▶ **GIVEN REQUEST**:
Transcribe every line exactly. Leave the pictures behind.
== == ==
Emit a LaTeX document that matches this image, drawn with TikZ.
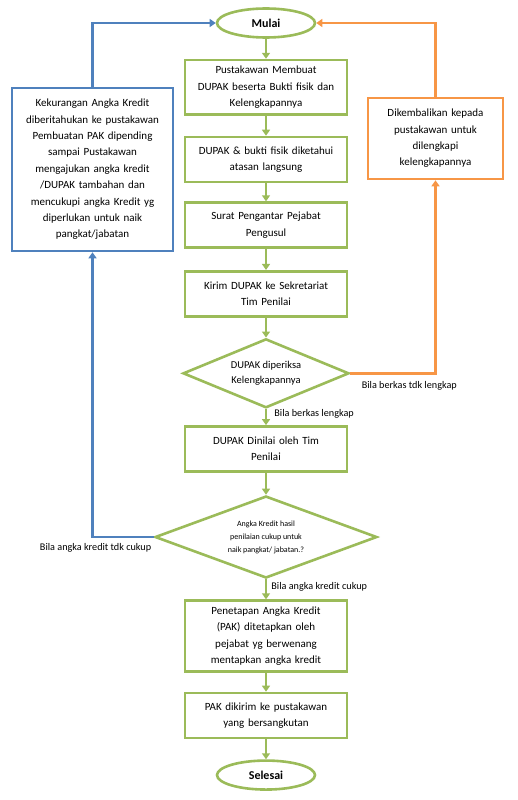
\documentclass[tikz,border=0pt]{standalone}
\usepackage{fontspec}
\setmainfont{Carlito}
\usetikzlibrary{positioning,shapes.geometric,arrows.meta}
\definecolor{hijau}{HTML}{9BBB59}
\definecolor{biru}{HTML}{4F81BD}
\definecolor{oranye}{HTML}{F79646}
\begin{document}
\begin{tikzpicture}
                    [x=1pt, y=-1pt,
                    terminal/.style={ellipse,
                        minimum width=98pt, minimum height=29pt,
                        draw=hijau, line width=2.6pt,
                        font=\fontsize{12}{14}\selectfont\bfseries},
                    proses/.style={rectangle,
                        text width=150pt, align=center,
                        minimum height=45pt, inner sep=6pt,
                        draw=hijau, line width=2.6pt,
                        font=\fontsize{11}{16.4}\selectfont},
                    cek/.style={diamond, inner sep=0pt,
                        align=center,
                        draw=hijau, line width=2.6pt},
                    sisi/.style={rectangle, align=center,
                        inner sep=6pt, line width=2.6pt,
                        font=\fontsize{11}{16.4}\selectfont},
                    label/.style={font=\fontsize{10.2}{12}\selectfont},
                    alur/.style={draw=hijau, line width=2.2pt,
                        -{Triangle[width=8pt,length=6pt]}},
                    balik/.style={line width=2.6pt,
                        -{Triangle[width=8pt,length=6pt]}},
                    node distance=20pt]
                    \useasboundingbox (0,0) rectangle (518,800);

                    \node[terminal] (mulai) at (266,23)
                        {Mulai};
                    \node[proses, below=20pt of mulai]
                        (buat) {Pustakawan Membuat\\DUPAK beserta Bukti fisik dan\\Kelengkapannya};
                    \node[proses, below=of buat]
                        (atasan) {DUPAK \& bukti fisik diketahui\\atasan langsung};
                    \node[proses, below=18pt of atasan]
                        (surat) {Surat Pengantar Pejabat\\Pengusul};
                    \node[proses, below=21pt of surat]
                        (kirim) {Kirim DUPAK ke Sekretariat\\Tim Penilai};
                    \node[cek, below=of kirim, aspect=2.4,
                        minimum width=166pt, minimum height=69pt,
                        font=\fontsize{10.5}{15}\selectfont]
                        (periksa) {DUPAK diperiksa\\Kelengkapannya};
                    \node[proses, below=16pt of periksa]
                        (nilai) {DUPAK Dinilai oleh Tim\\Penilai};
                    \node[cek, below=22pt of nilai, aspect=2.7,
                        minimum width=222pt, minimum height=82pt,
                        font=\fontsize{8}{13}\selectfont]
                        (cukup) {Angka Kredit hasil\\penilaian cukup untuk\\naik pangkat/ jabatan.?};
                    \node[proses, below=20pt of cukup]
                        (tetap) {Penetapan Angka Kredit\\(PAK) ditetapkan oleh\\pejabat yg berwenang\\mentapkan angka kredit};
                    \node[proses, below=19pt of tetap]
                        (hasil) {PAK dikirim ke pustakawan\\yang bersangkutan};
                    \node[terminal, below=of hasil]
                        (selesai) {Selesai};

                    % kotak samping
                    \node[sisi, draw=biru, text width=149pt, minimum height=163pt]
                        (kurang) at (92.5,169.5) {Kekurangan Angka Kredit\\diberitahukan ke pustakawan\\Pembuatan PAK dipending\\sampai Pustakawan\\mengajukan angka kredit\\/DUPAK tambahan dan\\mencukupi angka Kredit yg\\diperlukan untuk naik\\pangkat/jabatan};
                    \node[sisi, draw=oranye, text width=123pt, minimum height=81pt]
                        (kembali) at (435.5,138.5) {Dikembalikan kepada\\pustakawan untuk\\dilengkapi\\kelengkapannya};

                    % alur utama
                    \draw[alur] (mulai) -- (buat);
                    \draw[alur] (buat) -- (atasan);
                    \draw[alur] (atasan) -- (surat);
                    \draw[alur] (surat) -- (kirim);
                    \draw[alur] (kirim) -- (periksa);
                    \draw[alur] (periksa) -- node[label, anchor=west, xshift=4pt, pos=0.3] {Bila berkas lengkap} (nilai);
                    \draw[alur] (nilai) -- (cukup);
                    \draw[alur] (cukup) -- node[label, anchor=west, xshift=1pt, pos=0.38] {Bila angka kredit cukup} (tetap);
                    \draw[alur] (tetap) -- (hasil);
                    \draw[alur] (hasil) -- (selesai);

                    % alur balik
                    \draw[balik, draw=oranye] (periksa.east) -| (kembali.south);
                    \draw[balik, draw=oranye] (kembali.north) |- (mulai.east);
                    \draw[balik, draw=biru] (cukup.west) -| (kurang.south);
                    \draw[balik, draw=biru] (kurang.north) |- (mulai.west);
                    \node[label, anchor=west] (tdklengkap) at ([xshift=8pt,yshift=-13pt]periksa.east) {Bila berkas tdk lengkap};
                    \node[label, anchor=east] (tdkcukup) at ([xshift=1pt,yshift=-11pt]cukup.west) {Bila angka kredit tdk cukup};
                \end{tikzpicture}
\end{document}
== == ==
▶ **OUTPUT FOR THIS TASK**:
Emit a LaTeX document that matches this image, drawn with TikZ.
\documentclass[tikz,border=0pt]{standalone}
\usepackage{fontspec}
\setmainfont{Carlito}
\usetikzlibrary{positioning,shapes.geometric,arrows.meta}
\definecolor{hijau}{HTML}{9BBB59}
\definecolor{biru}{HTML}{4F81BD}
\definecolor{oranye}{HTML}{F79646}
\begin{document}
\begin{tikzpicture}
                    [x=1pt, y=-1pt,
                    terminal/.style={ellipse,
                        minimum width=98pt, minimum height=29pt,
                        draw=hijau, line width=2.6pt,
                        font=\fontsize{12}{14}\selectfont\bfseries},
                    proses/.style={rectangle,
                        text width=150pt, align=center,
                        minimum height=45pt, inner sep=6pt,
                        draw=hijau, line width=2.6pt,
                        font=\fontsize{11}{16.4}\selectfont},
                    cek/.style={diamond, inner sep=0pt,
                        align=center,
                        draw=hijau, line width=2.6pt},
                    sisi/.style={rectangle, align=center,
                        inner sep=6pt, line width=2.6pt,
                        font=\fontsize{11}{16.4}\selectfont},
                    label/.style={font=\fontsize{10.2}{12}\selectfont},
                    alur/.style={draw=hijau, line width=2.2pt,
                        -{Triangle[width=8pt,length=6pt]}},
                    balik/.style={line width=2.6pt,
                        -{Triangle[width=8pt,length=6pt]}},
                    node distance=20pt]
                    \useasboundingbox (0,0) rectangle (518,800);

                    \node[terminal] (mulai) at (266,23)
                        {Mulai};
                    \node[proses, below=20pt of mulai]
                        (buat) {Pustakawan Membuat\\DUPAK beserta Bukti fisik dan\\Kelengkapannya};
                    \node[proses, below=of buat]
                        (atasan) {DUPAK \& bukti fisik diketahui\\atasan langsung};
                    \node[proses, below=18pt of atasan]
                        (surat) {Surat Pengantar Pejabat\\Pengusul};
                    \node[proses, below=21pt of surat]
                        (kirim) {Kirim DUPAK ke Sekretariat\\Tim Penilai};
                    \node[cek, below=of kirim, aspect=2.4,
                        minimum width=166pt, minimum height=69pt,
                        font=\fontsize{10.5}{15}\selectfont]
                        (periksa) {DUPAK diperiksa\\Kelengkapannya};
                    \node[proses, below=16pt of periksa]
                        (nilai) {DUPAK Dinilai oleh Tim\\Penilai};
                    \node[cek, below=22pt of nilai, aspect=2.7,
                        minimum width=222pt, minimum height=82pt,
                        font=\fontsize{8}{13}\selectfont]
                        (cukup) {Angka Kredit hasil\\penilaian cukup untuk\\naik pangkat/ jabatan.?};
                    \node[proses, below=20pt of cukup]
                        (tetap) {Penetapan Angka Kredit\\(PAK) ditetapkan oleh\\pejabat yg berwenang\\mentapkan angka kredit};
                    \node[proses, below=19pt of tetap]
                        (hasil) {PAK dikirim ke pustakawan\\yang bersangkutan};
                    \node[terminal, below=of hasil]
                        (selesai) {Selesai};

                    % kotak samping
                    \node[sisi, draw=biru, text width=149pt, minimum height=163pt]
                        (kurang) at (92.5,169.5) {Kekurangan Angka Kredit\\diberitahukan ke pustakawan\\Pembuatan PAK dipending\\sampai Pustakawan\\mengajukan angka kredit\\/DUPAK tambahan dan\\mencukupi angka Kredit yg\\diperlukan untuk naik\\pangkat/jabatan};
                    \node[sisi, draw=oranye, text width=123pt, minimum height=81pt]
                        (kembali) at (435.5,138.5) {Dikembalikan kepada\\pustakawan untuk\\dilengkapi\\kelengkapannya};

                    % alur utama
                    \draw[alur] (mulai) -- (buat);
                    \draw[alur] (buat) -- (atasan);
                    \draw[alur] (atasan) -- (surat);
                    \draw[alur] (surat) -- (kirim);
                    \draw[alur] (kirim) -- (periksa);
                    \draw[alur] (periksa) -- node[label, anchor=west, xshift=4pt, pos=0.3] {Bila berkas lengkap} (nilai);
                    \draw[alur] (nilai) -- (cukup);
                    \draw[alur] (cukup) -- node[label, anchor=west, xshift=1pt, pos=0.38] {Bila angka kredit cukup} (tetap);
                    \draw[alur] (tetap) -- (hasil);
                    \draw[alur] (hasil) -- (selesai);

                    % alur balik
                    \draw[balik, draw=oranye] (periksa.east) -| (kembali.south);
                    \draw[balik, draw=oranye] (kembali.north) |- (mulai.east);
                    \draw[balik, draw=biru] (cukup.west) -| (kurang.south);
                    \draw[balik, draw=biru] (kurang.north) |- (mulai.west);
                    \node[label, anchor=west] (tdklengkap) at ([xshift=8pt,yshift=-13pt]periksa.east) {Bila berkas tdk lengkap};
                    \node[label, anchor=east] (tdkcukup) at ([xshift=1pt,yshift=-11pt]cukup.west) {Bila angka kredit tdk cukup};
                \end{tikzpicture}
\end{document}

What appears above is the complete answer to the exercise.